For a topology $\mathcal{T}$ on a set $S$, where $\mathcal{T}$ does not have a finite base, I define the *grasp* $g(\mathcal{T})$ to be the least infinite cardinal $\kappa$ such that $\mathcal{T}$ has a base $\mathcal{B}$ with $|\mathcal{B}|= w(\mathcal{T})$ , ($w$ is the usual *weight* function), satisfying $$\mathcal{T}=\{\bigcup V : V\in [\mathcal{B}]^{\leq \kappa}\}.$$

That is, every open set is the union of at most $\kappa$ members of $\mathcal{B}$, and $|\mathcal{B}|$ is minimum among all bases.

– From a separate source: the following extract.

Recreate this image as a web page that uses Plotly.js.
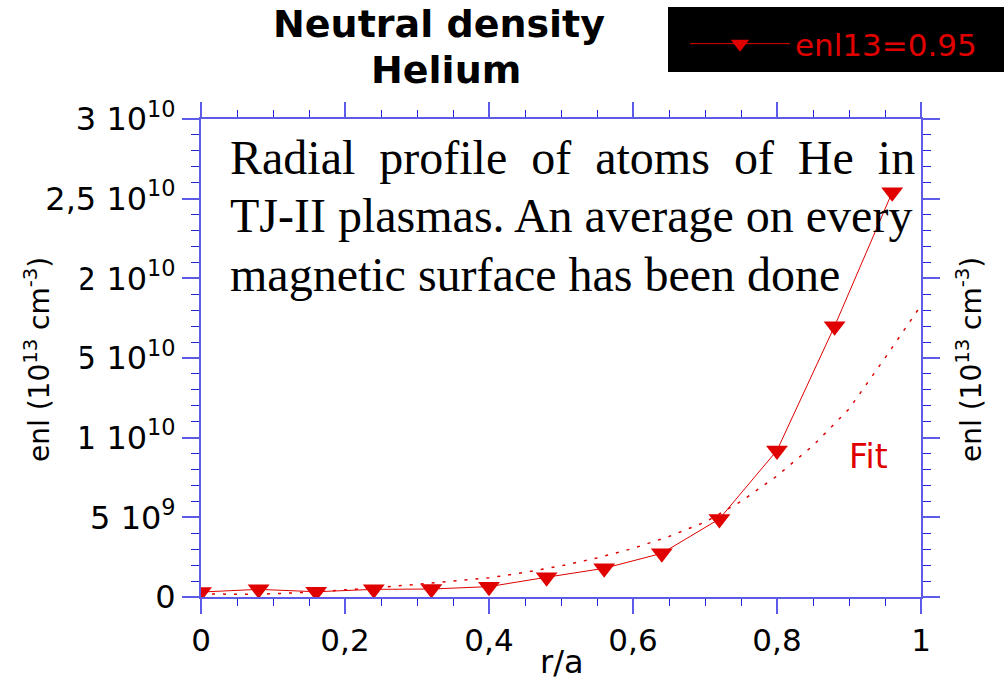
<!DOCTYPE html>
<html>
<head>
<meta charset="utf-8">
<script src="https://cdn.plot.ly/plotly-3.0.1.min.js"></script>
<style>html,body{margin:0;padding:0;background:#fff;} #chart{width:1004px;height:682px;}</style>
</head>
<body>
<div id="chart"></div>
<script>
// Measured data (r/a vs neutral density, cm^-3)
const radius = [0, 0.08, 0.16, 0.24, 0.32, 0.40, 0.48, 0.56, 0.64, 0.72, 0.80, 0.88, 0.96];
const enl = [0.31e9, 0.48e9, 0.33e9, 0.48e9, 0.50e9, 0.65e9, 1.24e9, 1.80e9, 2.74e9, 4.9e9, 9.2e9, 17.0e9, 25.4e9];
// Fit curve
const fitRadius = [0, 0.05, 0.10, 0.15, 0.20, 0.25, 0.30, 0.35, 0.40, 0.45, 0.50, 0.55, 0.60, 0.65, 0.70, 0.75, 0.80, 0.85, 0.90, 0.95, 1.00];
const fitEnl = [0.20e9, 0.17e9, 0.20e9, 0.30e9, 0.45e9, 0.60e9, 0.80e9, 1.00e9, 1.20e9, 1.55e9, 1.95e9, 2.45e9, 3.05e9, 3.80e9, 4.70e9, 6.0e9, 7.6e9, 9.5e9, 11.8e9, 15.0e9, 18.3e9];
// Tick labels
const yTickVals = [0, 5e9, 1e10, 1.5e10, 2e10, 2.5e10, 3e10];
const yTickText = ['0', '5 10<sup>9</sup>', '1 10<sup>10</sup>', '1,5 10<sup>10</sup>', '2 10<sup>10</sup>', '2,5 10<sup>10</sup>', '3 10<sup>10</sup>'];
const xTickVals = [0, 0.2, 0.4, 0.6, 0.8, 1];
const xTickText = ['0', '0,2', '0,4', '0,6', '0,8', '1'];
const seriesName = 'enl13=0.95';
const titleLines = ['Neutral density', 'Helium'];
const noteLines = ['Radial \u00A0profile \u00A0of \u00A0atoms \u00A0of \u00A0He \u00A0in', 'TJ-II plasmas. An average on every', 'magnetic surface has been done'];

const L = 201, R = 921, T = 119, B = 597;
const px = x => (x - L) / (R - L);
const py = y => (B - y) / (B - T);

const red = '#e00000';
const axisBlue = '#5c5ce8';
const minorBlue = '#2525d8';
const sans = 'DejaVu Sans';

const traces = [
  {
    x: radius, y: enl, name: seriesName, type: 'scatter', mode: 'lines+markers',
    line: {color: red, width: 1},
    marker: {symbol: 'triangle-down', size: 19, color: red},
    showlegend: true
  },
  {
    x: fitRadius, y: fitEnl, name: 'Fit', type: 'scatter', mode: 'lines',
    line: {color: red, width: 1.5, dash: '3px,8px'},
    showlegend: false
  }
];

const yTitle = 'enl (10<sup>13</sup> cm<sup>-3</sup>)';
const serif = {family: 'Liberation Serif', size: 48, color: '#000'};
const annBase = {xref: 'paper', yref: 'paper', showarrow: false};

const annotations = [
  Object.assign({text: titleLines[0], x: px(439), y: py(24), xanchor: 'center', yanchor: 'middle', font: {family: sans, size: 38, weight: 'bold', color: '#000'}}, annBase),
  Object.assign({text: titleLines[1], x: px(446), y: py(70), xanchor: 'center', yanchor: 'middle', font: {family: sans, size: 38, weight: 'bold', color: '#000'}}, annBase),
  Object.assign({text: noteLines[0], x: px(228), y: py(157), xanchor: 'left', yanchor: 'middle', font: serif}, annBase),
  Object.assign({text: noteLines[1], x: px(228), y: py(215), xanchor: 'left', yanchor: 'middle', font: serif}, annBase),
  Object.assign({text: noteLines[2], x: px(228), y: py(274), xanchor: 'left', yanchor: 'middle', font: serif}, annBase),
  Object.assign({text: 'Fit', x: px(868), y: py(456), xanchor: 'center', yanchor: 'middle', font: {family: sans, size: 33, color: red}}, annBase),
  Object.assign({text: 'r/a', x: px(562), y: py(662), xanchor: 'center', yanchor: 'middle', font: {family: sans, size: 32, color: '#000'}}, annBase),
  Object.assign({text: yTitle, x: px(37), y: py(360), xanchor: 'center', yanchor: 'middle', textangle: -90, bgcolor: '#fff', borderpad: 24, font: {family: sans, size: 28, color: '#000'}}, annBase),
  Object.assign({text: yTitle, x: px(969), y: py(360), xanchor: 'center', yanchor: 'middle', textangle: -90, font: {family: sans, size: 28, color: '#000'}}, annBase)
];

const axisCommon = {
  showgrid: false, zeroline: false,
  showline: true, linecolor: axisBlue, linewidth: 2,
  mirror: 'allticks', ticks: 'outside', tickcolor: axisBlue, tickwidth: 2
};

const layout = {
  width: 1004, height: 682,
  paper_bgcolor: '#fff', plot_bgcolor: '#fff',
  margin: {l: L, r: 1004 - R, t: T, b: 682 - B, pad: 0},
  xaxis: Object.assign({}, axisCommon, {
    range: [0, 1], tickvals: xTickVals, ticktext: xTickText, ticklen: 15,
    tickfont: {family: sans, size: 31, color: '#000'},
    minor: {dtick: 0.05, ticklen: 7, tickcolor: minorBlue, tickwidth: 1, ticks: 'outside'}
  }),
  yaxis: Object.assign({}, axisCommon, {
    range: [0, 3e10], tickvals: yTickVals, ticktext: yTickText, ticklen: 17,
    tickfont: {family: sans, size: 32, color: '#000'},
    minor: {dtick: 1e9, ticklen: 8, tickcolor: minorBlue, tickwidth: 1, ticks: 'outside'}
  }),
  showlegend: true,
  legend: {
    x: px(685), y: py(17), xanchor: 'left', yanchor: 'top',
    bgcolor: 'rgba(0,0,0,0)', borderwidth: 0, itemwidth: 100,
    font: {family: sans, size: 31, color: red}
  },
  shapes: [
    {type: 'rect', xref: 'paper', yref: 'paper', x0: px(668), x1: px(1004), y0: py(72), y1: py(7), fillcolor: '#000', line: {width: 0}, layer: 'below'}
  ],
  annotations: annotations
};

Plotly.newPlot('chart', traces, layout, {displayModeBar: false, staticPlot: true});
</script>
</body>
</html>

The following can be shown by elementary means:

- $g(\mathcal{T})\leq w(\mathcal{T})$. (Obvious).
- $|\mathcal{T}|\leq w(\mathcal{T})^{g(\mathcal{T})}$. (Obvious).
- $g(\mathcal{T})\leq g(D(w(\mathcal{T})))$ where $D(\lambda)$ is discrete space of cardinality $\lambda$.
- If $Y$ is a subspace of $X$ and $w(Y)=w(X)$ then $g(Y)\leq g(X)$.
When $\kappa$ is an infinite cardinal with the discrete or the order topology then

- $\operatorname{cf}(\kappa)\leq g(\kappa)\leq \kappa$.
- If $\kappa$ is a singular strong limit then $g(\kappa)=\operatorname{cf}(\kappa)$.

(This last one helps to distinguish $g$ from other topological cardinal functions.)

I have two questions.

Question 1:Referring to (2) above, $g(T)$ is not necessarily the least cardinal $\lambda$ such that $|\mathcal{T}|\leq w(\mathcal{T})^\lambda$ because if we assume $2^{\omega}=2^{\omega_1}$ and let $\mathcal{T}$ be the discrete topology on $\omega_1$ then $|\mathcal{T}|=\omega_1^{\omega}$ but by (5)(i) $g(\mathcal{T})=\omega_1$. So is there an example like this in $\mathsf{ZFC}$?

Question 2:By (5)(i) we have $\operatorname{cf}(2^{\omega})\leq g(D(2^{\omega}))\leq 2^{\omega}$. What values for $g(D(2^{\omega}))$ other than $2^{\omega}$ are consistent?